Bengkalis, Riau, benuapostnusantara.com - Konflik lahan dan perusakan tanaman sawit milik warga Kampung D.30, Desa Bumbung, Kecamatan Bathin Solapan, Kabupaten Bengkalis, Provinsi Riau, kian memanas. Sekitar 21 warga yang menggarap lahan seluas lebih dari 76 hektare sejak puluhan tahun lalu kini menjerit akibat lahan dan tanaman sawit mereka dirusak tanpa ganti rugi yang jelas.
Warga menuding bahwa alat berat jenis excavator yang digunakan dalam aksi perusakan tersebut disediakan oleh seorang pria bernama Fahmi, yang diduga kuat merupakan kontraktor dari kelompok Renno Cs, yang disebut-sebut mengklaim kepemilikan lahan secara sepihak.
Perwakilan masyarakat Kampung D.30, Kornelius Samosir, menyatakan bahwa perusakan telah berlangsung sejak Oktober 2024 dan hingga kini belum juga ada tindakan dari pihak kepolisian.
“Orangtua kami membuka lahan ini sejak tahun 1996. Kami sudah bermukim di sini hampir 30 tahun.

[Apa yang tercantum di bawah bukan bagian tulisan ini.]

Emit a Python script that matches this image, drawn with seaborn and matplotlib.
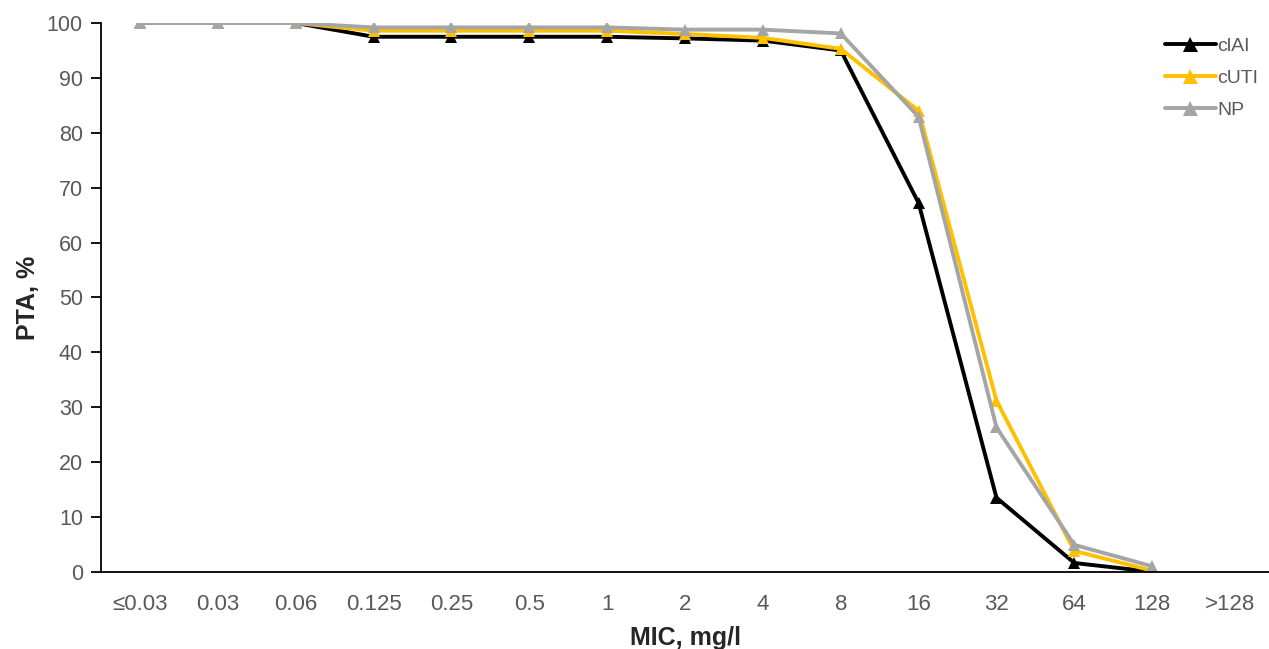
import matplotlib
matplotlib.use("Agg")
import matplotlib.pyplot as plt
import seaborn as sns
import pandas as pd

# MIC categories on the x axis
mic_labels = ["≤0.03", "0.03", "0.06", "0.125", "0.25", "0.5", "1", "2",
              "4", "8", "16", "32", "64", "128", ">128"]

# PTA (%) per regimen (no value at >128)
pta_clai = [100, 100, 100, 97.5, 97.5, 97.5, 97.5, 97.2, 96.8, 95.0, 67.2, 13.5, 1.6, 0.0]
pta_cuti = [100, 100, 100, 98.6, 98.6, 98.6, 98.6, 98.0, 97.3, 95.3, 84.0, 31.2, 3.8, 0.2]
pta_np = [100, 100, 100, 99.2, 99.2, 99.2, 99.2, 98.8, 98.8, 98.1, 82.9, 26.3, 4.9, 1.0]

series = {"clAI": pta_clai, "cUTI": pta_cuti, "NP": pta_np}
colors = {"clAI": "#000000", "cUTI": "#FFC000", "NP": "#A5A5A5"}

rows = []
for name, vals in series.items():
    for i, v in enumerate(vals):
        rows.append({"pos": i, "PTA": v, "series": name})
df = pd.DataFrame(rows)

sns.set_style("white")
plt.rcParams['font.family'] = ['Liberation Sans', 'DejaVu Sans']

fig = plt.figure(figsize=(12.69, 6.49), dpi=100)
ax = fig.add_axes([0.0796, 0.119, 0.9204, 0.8455])

sns.lineplot(data=df, x="pos", y="PTA", hue="series", palette=colors,
             hue_order=["clAI", "cUTI", "NP"], marker="^", markersize=9,
             markeredgewidth=0, linewidth=2.8, ax=ax)

ax.set_xlim(-0.5, len(mic_labels) - 0.5)
ax.set_ylim(0, 100)
ax.set_yticks(range(0, 101, 10))
ax.set_xticks(range(len(mic_labels)))
ax.set_xticklabels(mic_labels)

ax.tick_params(axis="y", direction="out", length=7, width=1.3, color="black",
               labelsize=15.5, labelcolor="#595959", pad=6, left=True)
ax.tick_params(axis="x", length=0, labelsize=16, labelcolor="#595959", pad=16)

for s in ["top", "right"]:
    ax.spines[s].set_visible(False)
for s in ["left", "bottom"]:
    ax.spines[s].set_color("black")
    ax.spines[s].set_linewidth(1.3)

ax.set_xlabel("MIC, mg/l", fontsize=18, fontweight="bold", labelpad=8)
ax.set_ylabel("PTA, %", fontsize=18, fontweight="bold", labelpad=5)

leg = ax.legend(loc="upper right", bbox_to_anchor=(1.006, 1.006), frameon=False,
                fontsize=14, handlelength=2.6, handletextpad=0.1,
                labelspacing=0.75, labelcolor="#595959", markerscale=1.2)

fig.savefig("out.png", dpi=100)
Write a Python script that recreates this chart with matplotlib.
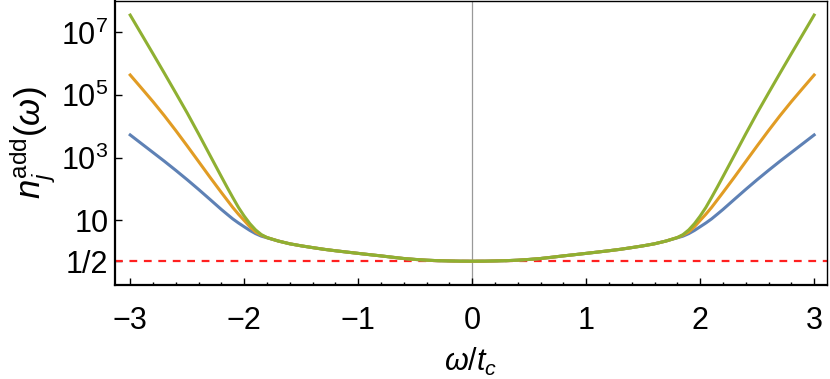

Sawit itu satu-satunya penghidupan kami. Tapi sekarang dihancurkan tanpa pemberitahuan, tanpa ganti rugi. Kami cuma minta keadilan,” ujar Kornelius, Selasa (22/7/2025).
Ia juga menyampaikan bahwa pelaku perusakan diduga merupakan oknum yang mengaku sebagai kepala suku di Desa Bumbung. Mereka bertindak sewenang-wenang menggunakan alat berat, bahkan sempat mengubur batang sawit dengan tanah untuk menghilangkan bukti.
Sarudin Siregar (60), warga lainnya, mengaku lahan seluas 15 hektare yang diwarisi dari ayahnya juga dirusak. Enam hektare di antaranya merupakan pohon sawit produktif.
“Kami pernah dijanjikan ganti rugi oleh pelaku yang bernama Renno dan Firdaus, tapi hingga kini tidak direalisasikan. Alat berat excavator milik Fahmi lah yang digunakan untuk merusak sawit kami,” ungkap Sarudin.
Sementara itu, Edison Matondang (34) mengaku menerima ancaman dari kelompok Renno Cs yang membawa sekitar 50 orang. Mereka juga mengklaim telah membeli lahannya dari seseorang bernama Manurung, dan bahkan mengaku sebagai anggota kepolisian dari Polda Pekanbaru.
“Saya sempat dipaksa menerima pembayaran ganti rugi senilai Rp29,9 juta, tapi hanya dibayar Rp7 juta secara bertahap, itu pun lewat transfer. Sisanya tak pernah dibayarkan. Ketika saya hubungi Fahmi, dia malah bilang: ‘Kalau abang tidak mau terima uang Rp7 juta itu, maka uang dan lahannya akan kami ambil’,” ujar Edison dengan mata berkaca-kaca.
LEMBAGA ALIANSI INDONESIA Turun Tangan
Menyikapi situasi ini, Agustinus Petrus Gultom, S.H., selaku Ketua Badan Pemantau dan Pencegahan Tindak Pidana Korupsi (BP2 Tipikor) dari Lembaga Aliansi Indonesia, menyebut praktik mafia tanah masih marak di wilayah Riau, termasuk di Kampung D.30.
“Modusnya bermacam-macam. Mengaku punya tanah adat, merusak lahan lalu mengusir penggarap, bahkan menipu calon pembeli meski tanah tersebut jelas masih digarap,” ujar Agus Gultom.
Ia menyebut pihaknya telah menerima banyak laporan dari korban, termasuk upaya intimidasi dan penguburan batang sawit untuk menghilangkan bukti perusakan. Bahkan, beberapa korban dijanjikan ganti rugi hingga Rp500.000 per batang sawit, tapi hingga kini tidak dipenuhi.
Pihaknya juga meminta aparat penegak hukum serta instansi terkait, termasuk Pertamina, untuk segera menertibkan dan menghentikan operasi alat berat ilegal yang beroperasi di kawasan yang dinilai sebagai zona sensitif, termasuk area pipa migas dan gudang bahan peledak.
“Kami akan terus mendampingi warga untuk membongkar praktik mafia tanah ini. Dugaan keterlibatan oknum aparat dan penyalahgunaan alat berat tanpa izin resmi tidak bisa dibiarkan. Oknum berinisial F yang menyuplai alat berat harus segera diperiksa,” tegas Agus Gultom.